Below are common configuration knobs that appear in Norconex Committer implementations (ElasticsearchCommitter, SolrCommitter, Generic Committer wrappers). Exact XML or YAML element names depend on Norconex version and specific committer class, but conceptual options are the same.

• commit.interval — Time between automatic commits (e.g., 30s, 1m). Short intervals improve freshness; longer intervals increase throughput.
• commit.count — Commit after N operations. Useful to trigger commits based on volume rather than time.
• batch.size — Number of documents per bulk request.

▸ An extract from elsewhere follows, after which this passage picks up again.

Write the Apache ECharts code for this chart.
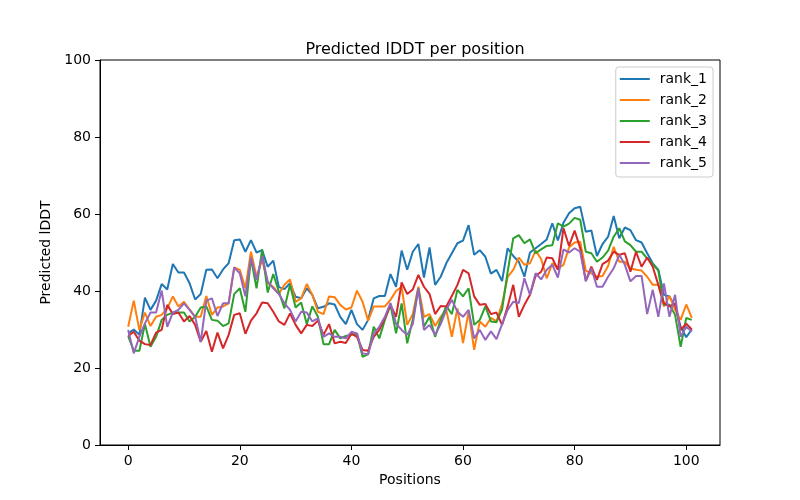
<!DOCTYPE html>
<html>
<head>
<meta charset="utf-8">
<script src="https://cdn.jsdelivr.net/npm/echarts@6/dist/echarts.min.js"></script>
<style>html,body{margin:0;padding:0;background:#fff}#c{width:800px;height:500px}</style>
</head>
<body>
<div id="c"></div>
<script>
const positions = [0,1,2,3,4,5,6,7,8,9,10,11,12,13,14,15,16,17,18,19,20,21,22,23,24,25,26,27,28,29,30,31,32,33,34,35,36,37,38,39,40,41,42,43,44,45,46,47,48,49,50,51,52,53,54,55,56,57,58,59,60,61,62,63,64,65,66,67,68,69,70,71,72,73,74,75,76,77,78,79,80,81,82,83,84,85,86,87,88,89,90,91,92,93,94,95,96,97,98,99,100,101];
const seriesNames = ["rank_1","rank_2","rank_3","rank_4","rank_5"];
const xTicks = [0,20,40,60,80,100];

const rank1 = [29.0,30.0,28.6,38.3,35.1,37.5,41.8,40.4,47.0,44.8,44.8,42.0,37.8,39.2,45.5,45.6,43.3,45.6,47.2,53.2,53.4,50.2,53.2,50.0,50.6,46.3,47.9,41.0,40.5,42.0,38.5,38.1,40.7,39.0,35.5,35.9,36.8,36.5,33.3,31.4,35.1,31.4,29.9,32.5,38.1,38.7,38.7,44.4,41.1,50.5,45.5,50.2,52.2,43.5,51.3,41.6,43.7,47.2,49.8,52.4,53.1,57.1,49.4,50.6,48.9,44.5,45.5,42.6,51.1,49.1,47.6,43.7,50.0,51.1,52.2,53.4,57.6,53.1,57.7,60.2,61.5,61.9,55.4,55.7,49.1,52.2,54.1,59.5,53.7,56.5,55.8,53.2,52.6,49.8,47.2,45.5,39.0,38.6,35.9,30.7,28.0,30.0];
const rank2 = [30.7,37.5,29.9,34.4,30.9,33.3,33.8,35.5,38.6,36.0,37.2,35.2,33.3,33.3,38.7,33.8,35.7,36.0,36.8,46.1,45.5,40.7,50.2,43.7,48.1,42.0,41.1,39.2,41.6,43.0,37.2,38.1,41.8,39.0,34.6,34.0,38.6,38.4,36.4,35.2,35.7,40.1,37.2,32.3,36.0,36.0,36.0,37.7,40.0,41.1,31.2,34.0,41.1,33.3,34.0,30.9,33.3,35.1,28.1,35.5,26.5,34.6,24.7,32.1,30.7,33.0,32.1,36.6,43.7,45.5,48.7,46.8,47.2,50.5,48.3,43.3,47.2,45.9,46.8,51.3,52.6,52.8,45.3,44.6,43.7,43.9,46.5,51.5,47.6,47.6,45.9,45.5,45.3,43.7,41.6,41.6,36.0,38.7,35.1,32.5,36.5,33.0];
const rank3 = [28.3,24.5,24.5,31.4,25.5,28.1,32.5,33.8,34.4,34.4,34.4,32.1,33.3,35.7,36.0,32.5,32.3,30.9,31.6,39.2,40.7,34.6,48.5,40.7,50.8,39.6,44.4,39.8,35.5,41.6,35.7,37.0,31.4,36.0,33.3,26.2,26.2,29.9,27.7,28.3,28.6,28.9,22.9,23.6,30.7,27.7,32.5,36.4,29.0,36.8,26.4,32.6,40.7,30.7,33.3,28.1,32.5,36.1,34.0,40.3,38.6,40.7,31.2,32.5,36.0,32.1,31.9,35.2,45.0,53.7,54.5,52.4,53.4,49.8,50.8,51.7,51.9,57.6,56.7,57.5,59.0,58.5,50.2,49.8,47.6,48.7,50.5,54.1,56.3,52.9,51.9,50.2,50.2,48.5,47.0,45.3,36.4,36.4,33.8,25.5,33.0,32.5];
const rank4 = [28.3,29.4,27.1,26.2,26.0,29.2,29.9,36.4,34.0,34.4,32.1,33.5,31.2,26.8,29.6,24.2,29.2,25.1,28.6,33.8,34.2,28.9,32.3,34.2,37.0,36.8,34.6,32.1,31.2,34.2,31.2,29.0,31.2,30.9,32.3,28.6,31.4,26.4,26.8,26.5,28.9,28.1,24.7,24.5,28.1,29.9,32.9,36.4,33.3,42.2,39.2,40.4,44.2,41.1,39.2,34.0,36.1,36.0,38.7,41.6,45.5,44.6,38.6,36.4,36.6,34.0,34.4,31.2,36.0,41.6,33.3,36.4,39.0,43.9,45.0,48.7,48.5,45.5,56.3,51.7,55.7,51.1,42.7,46.3,42.9,47.0,47.9,50.2,49.4,49.8,45.0,50.2,46.3,48.7,46.3,41.6,36.8,36.0,36.8,29.9,31.5,30.0];
const rank5 = [29.9,23.8,28.1,31.6,34.4,34.4,40.1,30.7,34.4,35.1,36.8,35.1,33.3,26.8,37.5,38.1,33.5,36.8,36.8,46.1,44.6,38.6,48.7,42.9,49.1,42.5,40.7,39.2,36.8,35.1,32.1,34.6,34.4,32.1,32.9,28.1,29.0,28.1,28.1,27.7,29.4,29.0,23.8,23.6,29.0,30.7,33.3,36.9,31.5,29.9,28.6,31.4,40.7,29.9,31.2,28.6,31.4,35.1,37.7,34.6,33.3,35.1,27.7,29.9,27.3,29.5,27.5,31.4,35.1,37.2,36.9,43.3,39.0,44.6,43.0,45.5,46.8,43.5,50.8,50.0,51.1,50.2,42.5,45.9,41.1,41.1,43.7,45.9,49.4,46.8,42.5,43.9,43.9,34.0,40.3,33.3,42.0,33.3,39.0,28.1,30.7,29.5];

const allValues = [rank1, rank2, rank3, rank4, rank5];
const colors = ['#1f77b4','#ff7f0e','#2ca02c','#d62728','#9467bd'];
const font = 'DejaVu Sans';

const chart = echarts.init(document.getElementById('c'), null, {renderer: 'canvas'});
chart.setOption({
  animation: false,
  backgroundColor: '#fff',
  textStyle: {fontFamily: font},
  title: {
    text: 'Predicted lDDT per position',
    left: 410, top: 37, textAlign: 'center',
    textStyle: {fontFamily: font, fontSize: 16, fontWeight: 'normal', color: '#000'}
  },
  grid: {left: 100, right: 80, top: 60, bottom: 55, show: true, borderColor: '#000', borderWidth: 1, backgroundColor: 'transparent'},
  legend: {
    orient: 'vertical', right: 87, top: 67,
    data: seriesNames,
    icon: 'rect',
    itemWidth: 30, itemHeight: 2, itemGap: 7,
    padding: [5, 6, 7, 4],
    borderColor: '#ccc', borderWidth: 1, borderRadius: 3,
    backgroundColor: 'rgba(255,255,255,0.8)',
    textStyle: {fontFamily: font, fontSize: 14, color: '#000', lineHeight: 14, padding: [0,0,0,5]}
  },
  xAxis: {
    type: 'value', min: -5.05, max: 106.05,
    name: 'Positions', nameLocation: 'middle', nameGap: 28,
    nameTextStyle: {fontFamily: font, fontSize: 14, color: '#000'},
    axisLine: {show: true, onZero: false, lineStyle: {color: '#000', width: 1}},
    axisTick: {show: true, length: 5, lineStyle: {color: '#000'}, customValues: xTicks},
    axisLabel: {fontFamily: font, fontSize: 14, color: '#000', margin: 9, customValues: xTicks},
    splitLine: {show: false}
  },
  yAxis: {
    type: 'value', min: 0, max: 100, interval: 20,
    name: 'Predicted lDDT', nameLocation: 'middle', nameGap: 43,
    nameTextStyle: {fontFamily: font, fontSize: 14, color: '#000'},
    axisLine: {show: true, onZero: false, lineStyle: {color: '#000', width: 1}},
    axisTick: {show: true, length: 5, lineStyle: {color: '#000'}},
    axisLabel: {fontFamily: font, fontSize: 14, color: '#000', margin: 9},
    splitLine: {show: false}
  },
  series: seriesNames.map((n, k) => ({
    name: n, type: 'line', symbol: 'none', showSymbol: false,
    color: colors[k],
    lineStyle: {width: 2, color: colors[k]},
    data: allValues[k].map((v, i) => [positions[i], v])
  }))
});
</script>
</body>
</html>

Large batches maximize throughput; too large may cause memory pressure or backend timeouts.
• thread.count — Number of worker threads sending batches concurrently.
• retry.count — How many times to retry transient errors before giving up.
• retry.backoff — Exponential or fixed backoff between retries.
• id.field — The document field used as the unique identifier in the downstream index.
• delete.on.missing — Whether to delete documents in the index if they’re missing in the source (use with caution).
• ensure.commit.on.shutdown — Force a final commit during graceful shutdown.
• durable.transport — Use persistent/transactional transport where available (e.g., SolrCloud or Elasticsearch with durable queues).
• error.action — What to do on permanent errors (log, fail pipeline, send to dead-letter).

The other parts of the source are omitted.